Trotz seiner iranischen Wurzeln sah sich der Attentäter nicht als Ausländer. "Ich bin Deutscher" ist von ihm auf einem während der Tat entstandenen Video zu hören, fast so, als dürfe er dann morden. Die "Bild"-Zeitung berichtet, er habe sich an seiner Schule von Türken und Arabern gemobbt gefühlt.

Bundesinnenminister Thomas de Maizière (CDU) bestätigt Hinweise, dass der Täter gemobbt worden sein soll. Auch von Schulproblemen ist die Rede. Bayerns Innenminister Joachim Herrmann (CSU) spricht von Problemen im Bildungsweg.
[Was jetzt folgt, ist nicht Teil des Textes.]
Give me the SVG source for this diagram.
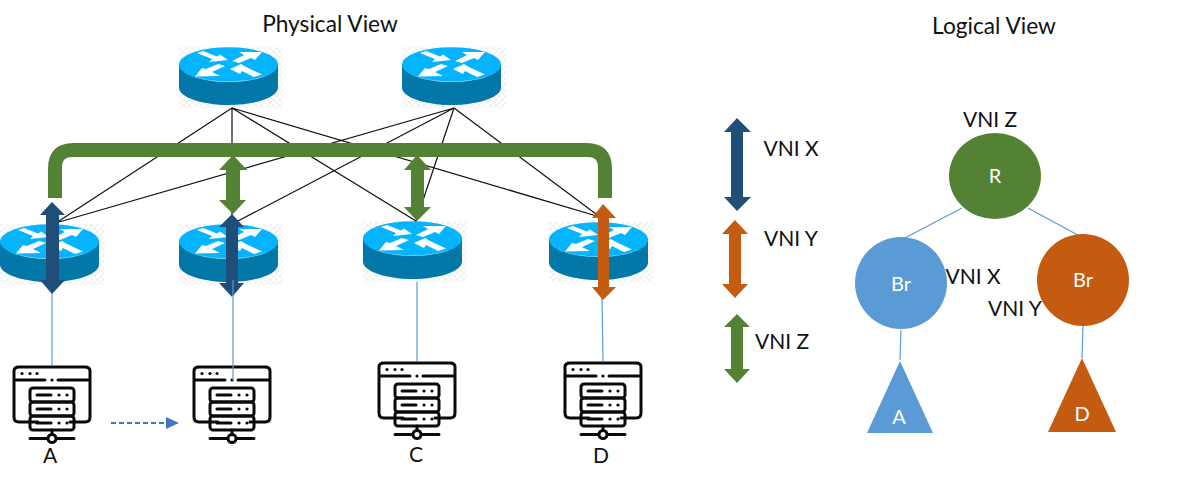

An welche Schule der Amokschütze gegangen ist, verschweigt die Polizei zunächst.

Alle Opfer lebten zwar in München oder Umgebung. Unter den neun zum großen Teil jugendlichen Opfern waren aber auffällig viele mit ausländischer Herkunft. Unklar ist, ob sie zum Teil in eine perfide geplante Falle des Amokschützen liefen.
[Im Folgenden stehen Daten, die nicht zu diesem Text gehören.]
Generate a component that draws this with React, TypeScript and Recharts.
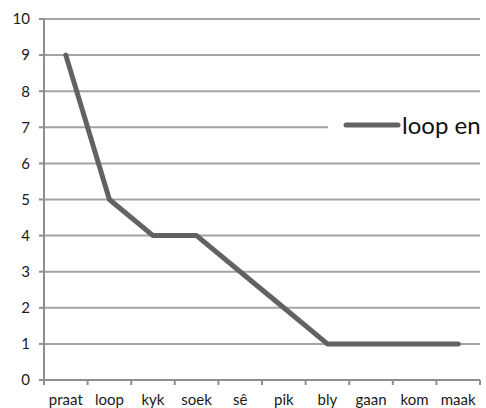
import { LineChart, Line, XAxis, YAxis, CartesianGrid, Legend } from 'recharts'

const categories = ['praat', 'loop', 'kyk', 'soek', 'sê', 'pik', 'bly', 'gaan', 'kom', 'maak']
const values = [9, 5, 4, 4, 3, 2, 1, 1, 1, 1]
const yTicks = [0, 1, 2, 3, 4, 5, 6, 7, 8, 9, 10]
const seriesName = 'loop en'

const data = categories.map((c, i) => ({ name: c, value: values[i] }))

const AXIS = '#8e8e8e'
const GRID = '#a3a3a3'
const LINE = '#626262'
const FONT = 'Lato, "Liberation Sans", sans-serif'

// labels sit in the middle of each band, tick marks on the band edges
function XTick(props: any) {
  const { x, y, payload, index, width, visibleTicksCount } = props
  const half = width / visibleTicksCount / 2
  const axisY = y - 14
  return (
    <g>
      <line x1={x - half} x2={x - half} y1={axisY} y2={axisY + 5} stroke={AXIS} strokeWidth={2} />
      {index === visibleTicksCount - 1 && (
        <line x1={x + half} x2={x + half} y1={axisY} y2={axisY + 5} stroke={AXIS} strokeWidth={2} />
      )}
      <text x={x} y={y} dy="0.71em" textAnchor="middle" fill="#1a1a1a" fontSize={15} fontFamily={FONT}>
        {payload.value}
      </text>
    </g>
  )
}

function LegendBox({ payload }: any) {
  return (
    <div style={{ display: 'flex', alignItems: 'center', height: '100%', background: '#fff' }}>
      {payload.map((p: any) => (
        <div key={p.value} style={{ display: 'flex', alignItems: 'center', marginLeft: 15 }}>
          <svg width={58} height={8}>
            <line x1={3} x2={55} y1={4} y2={4} stroke={LINE} strokeWidth={5} strokeLinecap="round" />
          </svg>
          <span style={{ fontFamily: FONT, fontSize: 24, color: '#111', marginLeft: 1, lineHeight: 1 }}>{p.value}</span>
        </div>
      ))}
    </div>
  )
}

export default function App() {
  return (
    <div style={{ position: 'absolute', left: 0, top: 0, width: 486, height: 408, background: '#fff' }}>
      <LineChart width={486} height={408} data={data} margin={{ top: 19, right: 6, left: 0, bottom: 0 }}>
        <CartesianGrid vertical={false} stroke={GRID} strokeWidth={2} />
        <XAxis
          dataKey="name"
          scale="band"
          height={28}
          axisLine={{ stroke: AXIS, strokeWidth: 2 }}
          tickLine={false}
          tickSize={5}
          tickMargin={9}
          interval={0}
          tick={<XTick />}
        />
        <YAxis
          width={44}
          domain={[0, 10]}
          ticks={yTicks}
          interval={0}
          axisLine={{ stroke: AXIS, strokeWidth: 2 }}
          tickLine={{ stroke: AXIS, strokeWidth: 2 }}
          tickSize={5}
          tickMargin={9}
          tick={{ fill: '#1a1a1a', fontSize: 15, fontFamily: FONT }}
        />
        <Legend
          layout="horizontal"
          verticalAlign="middle"
          align="center"
          content={<LegendBox />}
          wrapperStyle={{ left: 328, top: 108, width: 158, height: 34 }}
        />
        <Line
          type="linear"
          dataKey="value"
          name={seriesName}
          stroke={LINE}
          strokeWidth={5}
          strokeLinecap="round"
          strokeLinejoin="round"
          dot={false}
          activeDot={false}
          isAnimationActive={false}
        />
      </LineChart>
    </div>
  )
}
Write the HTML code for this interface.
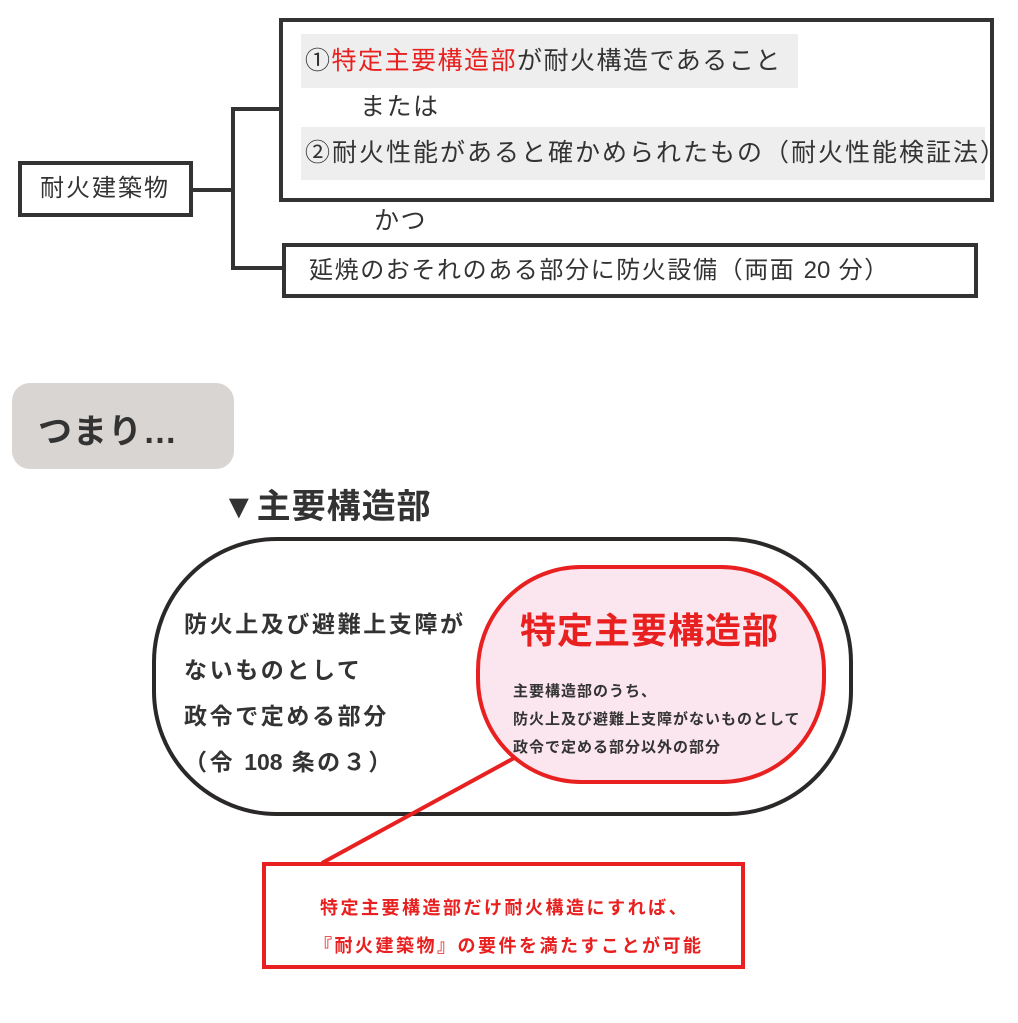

Der offensichtlich mit guten Computerkenntnissen ausgestattete 18-Jährige hackte nämlich nach den Erkenntnissen der Polizei den Facebook-Account eines Mädchens mit einem türkischen Namen. "Kommt heute um 16 Uhr Meggi am OEZ", schrieb er dort - Meggi ist Jugenddeutsch für McDonald's. Die vermeintliche Einladung verstärkte er mit der Ankündigung, etwas zu spendieren.

Er scheint die Tat also länger geplant zu haben. So besorgte er sich auch illegal eine 9mm Glock-Pistole. Die Seriennummer war aus der Waffe ausgefeilt. Außerdem hatte er 300 Schuss Munition in einem Rucksack bei sich. Ob er ein geübter Schütze war, will die Polizei noch prüfen.

Am Computer war er im Morden geübt. De Maizière berichtete von der Spielleidenschaft. Und er fordert nun eine Debatte über das "unerträgliche Ausmaß gewaltverherrlichender Spiele im Internet" - für den Bundesinnenminister sind ihre Auswirkungen "nicht zu bezweifeln". Haben sie dazu beigetragen, dass er zum neunfachen Mörder wurde?